Supporting article

In “Visual Color Notation for Musical Expression” it backs up our research on what we were looking for on how music and colors do influence each other.
Color/Music Combination

At the University of Dayton, Ohio, 135 undergraduate students participated
in a study on preferences of color and music. They were shown different colored
lights while listening to different piano pieces. The objective of the study was to
assess whether combinations of color and music can affect a person’s experience.
Previously known is that people report imagining colors while listening to
music, and that these colors are associated with attributes of the music.

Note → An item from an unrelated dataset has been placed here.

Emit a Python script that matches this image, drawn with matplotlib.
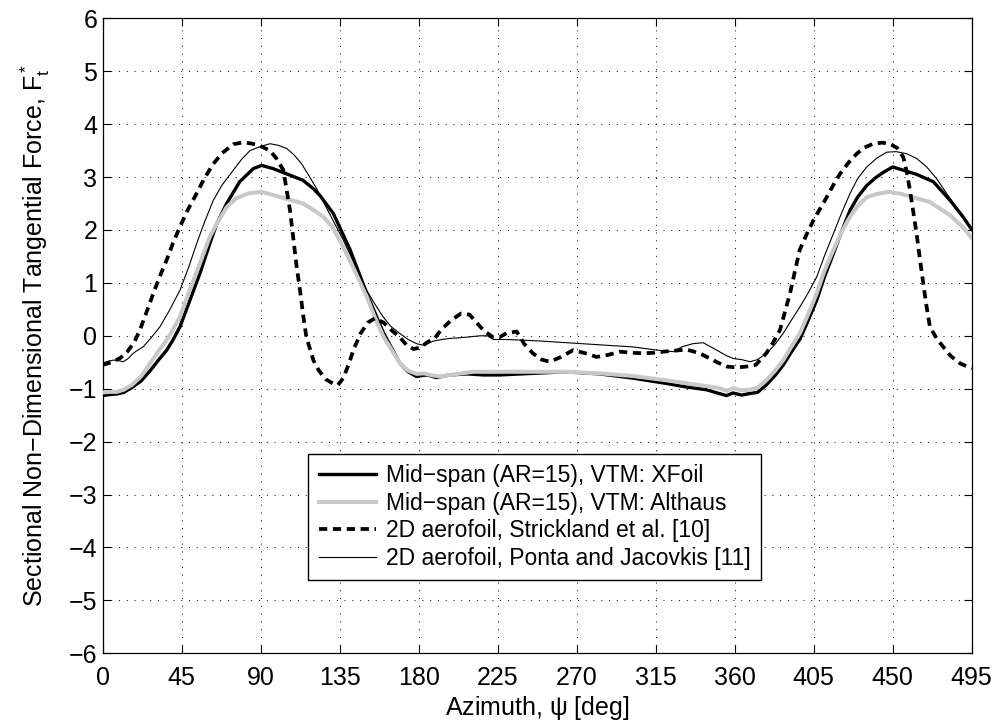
import matplotlib
matplotlib.use("Agg")
import matplotlib.pyplot as plt
import numpy as np

plt.rcParams['font.family'] = ['Liberation Sans', 'DejaVu Sans']
plt.rcParams['mathtext.fontset'] = 'custom'
plt.rcParams['mathtext.rm'] = 'Liberation Sans'
plt.rcParams['mathtext.it'] = 'Liberation Sans'
plt.rcParams['mathtext.bf'] = 'Liberation Sans:bold'

# ---------------- data (azimuth deg, F_t*) ----------------
xfoil_psi = [0, 4, 8, 12, 17, 22, 27, 32, 36.5, 40, 44, 50, 55.4, 61, 65, 70.6, 78, 85.8, 90.5,
             97, 104.8, 114, 120, 124, 131.4, 141, 150.4, 160, 169.3, 174, 178.8, 182, 185,
             190, 197.8, 207.3, 216.8, 226, 245, 264, 283, 302, 321, 333, 344, 350, 355.4,
             359, 364, 368.7, 373, 378, 383, 387.7, 392, 397.2, 402, 406.7, 411, 416.2, 421,
             425.7, 430, 435.2, 440, 444.7, 450, 456, 463.7, 473.2, 482.7, 490, 495]
xfoil_F = [-1.13, -1.11, -1.10, -1.07, -0.97, -0.85, -0.66, -0.45, -0.27, -0.08, 0.17, 0.70, 1.18,
           1.74, 2.12, 2.50, 2.91, 3.16, 3.22, 3.16, 3.06, 2.94, 2.78, 2.64, 2.31, 1.62, 0.80,
           0.05, -0.52, -0.68, -0.77, -0.75, -0.74, -0.79, -0.74, -0.72, -0.74, -0.74, -0.71,
           -0.68, -0.72, -0.80, -0.90, -0.97, -1.02, -1.08, -1.13, -1.08, -1.12, -1.09, -1.07,
           -0.93, -0.75, -0.55, -0.32, -0.06, 0.30, 0.67, 1.10, 1.55, 1.98, 2.37, 2.62, 2.84,
           2.98, 3.09, 3.19, 3.13, 3.05, 2.91, 2.56, 2.25, 2.01]

althaus_psi = [0, 4, 8, 12, 17, 22, 27, 32, 36.5, 40, 44, 50, 55.4, 61, 65, 70.6, 76, 83, 90.5,
               97, 104.8, 114, 120, 125.7, 131, 137, 144, 150.4, 155, 160, 169.3, 174, 178.8,
               183, 188, 192, 197.8, 211, 226, 245, 264, 283, 302, 321, 333, 344, 350, 355.4,
               359, 364, 368.7, 373, 378, 383, 387.7, 392, 397.2, 402, 406.7, 411, 416.2, 421,
               425.7, 430, 435.2, 441, 448, 455, 461.6, 471, 482.7, 490, 495]
althaus_F = [-1.07, -1.06, -1.06, -1.02, -0.92, -0.76, -0.52, -0.28, -0.08, 0.12, 0.36, 0.90,
             1.37, 1.87, 2.12, 2.43, 2.60, 2.69, 2.72, 2.66, 2.59, 2.50, 2.38, 2.25, 2.05, 1.68,
             1.20, 0.74, 0.35, -0.02, -0.52, -0.66, -0.72, -0.71, -0.75, -0.77, -0.74, -0.68,
             -0.68, -0.68, -0.68, -0.71, -0.76, -0.84, -0.90, -0.95, -0.98, -1.04, -0.99, -1.03,
             -1.02, -0.98, -0.84, -0.66, -0.46, -0.22, 0.05, 0.42, 0.80, 1.22, 1.62, 1.97, 2.25,
             2.45, 2.62, 2.68, 2.72, 2.68, 2.62, 2.53, 2.28, 2.05, 1.85]

strick_psi = [0, 5, 10, 14, 18, 21.2, 25, 28.8, 32.5, 36.4, 40, 44, 48, 53.5, 58, 63, 68, 74.4,
              79, 83.9, 89, 95.3, 99, 102.9, 106.7, 110.5, 112.4, 114.3, 116, 120, 123, 127,
              131, 134, 137, 140, 143, 147, 151, 155, 160, 164, 169, 173, 177, 181, 185, 189,
              193, 198, 204, 209, 213, 217, 222, 226, 230, 235.8, 240, 245, 250, 254.8, 261,
              268, 275, 281.4, 288, 294.7, 301, 308, 314, 319.3, 326, 332.6, 340, 346, 350,
              355.4, 361, 367, 372, 378, 382, 385.8, 388.6, 391.5, 394.3, 397, 401, 404.8, 408.6,
              412.4, 416, 420, 425, 429.5, 434, 439, 444, 448.4, 452.5, 456, 458, 459.8, 461.7,
              463.6, 465.5, 467.4, 469.3, 471.2, 475, 478.8, 483, 488.3, 495]
strick_F = [-0.55, -0.50, -0.42, -0.30, -0.12, 0.11, 0.45, 0.80, 1.12, 1.43, 1.75, 2.06, 2.35,
            2.69, 2.98, 3.25, 3.45, 3.62, 3.65, 3.64, 3.60, 3.50, 3.35, 3.13, 2.37, 1.30, 0.86,
            0.36, -0.02, -0.46, -0.65, -0.82, -0.90, -0.93, -0.80, -0.55, -0.25, 0.05, 0.25,
            0.33, 0.25, 0.12, -0.02, -0.17, -0.25, -0.22, -0.12, -0.05, 0.12, 0.28, 0.42, 0.40,
            0.25, 0.10, -0.02, -0.03, 0.05, 0.08, -0.15, -0.33, -0.45, -0.49, -0.40, -0.27,
            -0.33, -0.40, -0.36, -0.30, -0.32, -0.33, -0.32, -0.30, -0.28, -0.26, -0.33, -0.43,
            -0.50, -0.58, -0.60, -0.58, -0.55, -0.33, -0.12, 0.11, 0.45, 0.80, 1.22, 1.62, 1.92,
            2.18, 2.40, 2.62, 2.84, 3.06, 3.28, 3.44, 3.56, 3.63, 3.65, 3.63, 3.55, 3.38, 3.10,
            2.75, 2.35, 1.93, 1.45, 0.99, 0.55, 0.17, -0.05, -0.21, -0.38, -0.52, -0.62]

ponta_psi = [0, 3, 6, 9, 11.7, 14.5, 17.4, 20, 23, 28, 32.6, 38, 44, 49, 53.5, 58, 63, 68, 74.4,
             79, 83.9, 90, 95.3, 100, 104.8, 109, 113.3, 117, 121.9, 129, 137, 144, 150.4, 155,
             159.7, 164, 169, 174, 178.9, 183, 188.3, 193, 197.8, 206, 215, 219, 222.5, 230,
             237.7, 250, 264, 283, 302, 315.6, 325, 329.8, 336, 342, 349.7, 355, 359.2, 364,
             368.7, 373, 378.2, 383, 387.7, 392, 397.2, 402, 406.7, 411, 416.2, 421, 425.7, 430,
             435.2, 441, 446.6, 452, 458, 463.7, 469.4, 475, 480.7, 487, 495]
ponta_F = [-0.52, -0.48, -0.46, -0.47, -0.49, -0.43, -0.33, -0.27, -0.21, -0.02, 0.17, 0.48,
           0.86, 1.30, 1.74, 2.15, 2.56, 2.85, 3.13, 3.33, 3.50, 3.58, 3.63, 3.60, 3.54, 3.42,
           3.25, 3.05, 2.78, 2.32, 1.81, 1.32, 0.86, 0.60, 0.36, 0.18, 0.05, -0.07, -0.15, -0.18,
           -0.10, -0.07, -0.05, -0.03, 0.00, 0.00, -0.07, -0.07, -0.08, -0.10, -0.13, -0.17,
           -0.21, -0.27, -0.30, -0.21, -0.15, -0.13, -0.27, -0.37, -0.43, -0.45, -0.49, -0.45,
           -0.33, -0.16, 0.05, 0.28, 0.55, 0.82, 1.11, 1.50, 1.93, 2.33, 2.69, 2.97, 3.19, 3.36,
           3.47, 3.48, 3.44, 3.35, 3.19, 2.97, 2.69, 2.40, 2.00]

series_labels = ["Mid\u2212span (AR=15), VTM: XFoil",
                 "Mid\u2212span (AR=15), VTM: Althaus",
                 "2D aerofoil, Strickland et al. [10]",
                 "2D aerofoil, Ponta and Jacovkis [11]"]

x_ticks = [0, 45, 90, 135, 180, 225, 270, 315, 360, 405, 450, 495]
y_ticks = list(range(-6, 7))

# ---------------- figure ----------------
fig = plt.figure(figsize=(9.97, 7.22), dpi=100)
ax = fig.add_axes([102.7 / 997, 1 - 653.3 / 722, 869 / 997, 635 / 722])

ax.plot(xfoil_psi, xfoil_F, color='black', lw=2.4, label=series_labels[0], zorder=3)
ax.plot(althaus_psi, althaus_F, color='#c8c8c8', lw=2.9, label=series_labels[1], zorder=4)
ax.plot(strick_psi, strick_F, color='black', lw=2.7, linestyle=(0, (2.2, 1.5)),
        label=series_labels[2], zorder=5)
ax.plot(ponta_psi, ponta_F, color='black', lw=0.8, label=series_labels[3], zorder=6)

ax.set_xlim(0, 495)
ax.set_ylim(-6, 6)
ax.set_xticks(x_ticks)
ax.set_yticks(y_ticks)

ax.grid(True, color='black', linestyle=(0, (1, 7)), linewidth=0.7)
ax.tick_params(direction='in', length=5.5, width=0.8, top=True, right=True,
               labelsize=18, colors='black')
ax.tick_params(axis='x', pad=9)
ax.tick_params(axis='y', pad=4)
for s in ax.spines.values():
    s.set_linewidth(0.9)

ax.set_xlabel(r"Azimuth, $\psi$ [deg]", fontsize=18, labelpad=3)
ax.set_ylabel(r"Sectional Non$-$Dimensional Tangential Force, F$^*_{\rm t}$", fontsize=18,
              labelpad=12)

leg = ax.legend(loc='upper left', bbox_to_anchor=((308.3 - 102.7) / 869, (653.3 - 454) / 635),
                borderaxespad=0, fontsize=16.5, frameon=True, fancybox=False,
                edgecolor='black', framealpha=1, handlelength=2.5, handletextpad=0.45,
                labelspacing=0.2, borderpad=0.45)
leg.get_frame().set_linewidth(1.0)

fig.savefig("out.png", dpi=100)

Alexander
Scriabin even included a part for “light organ” in his symphony “Prometheus.”
When a note was played on this device, instead of hearing a tone, the audience
would see a particular hue. Pitches were linked to hues according to a scheme
devised by the composer. The organ projected colored lights on a screen while the symphony was being played and the intensity of the lights changed to reflect
melodic, harmonic, and rhythmic aspects in the music.
The 135 participants’ task was to rank the lights according to how well they
“matched” the music. Their preferences differed depending on whether the music
was in a major or minor key. The participants’ links are what might be expected:
sounds that are loud and high in pitch tend to correlate with bright colors and
sound that are soft and have a low pitch tend to correlate with darker colors.
Results from the study indicated that for major-key pieces, yellow and
green were preferred over red and blue; and for minor-key pieces, green was
preferred over all the other colors. Differences from this study to prior studies may
be due to differences in the methodology of the experiments.

Poast, Michael (2000) Color Music: Visual Color Notation for Musical Expression.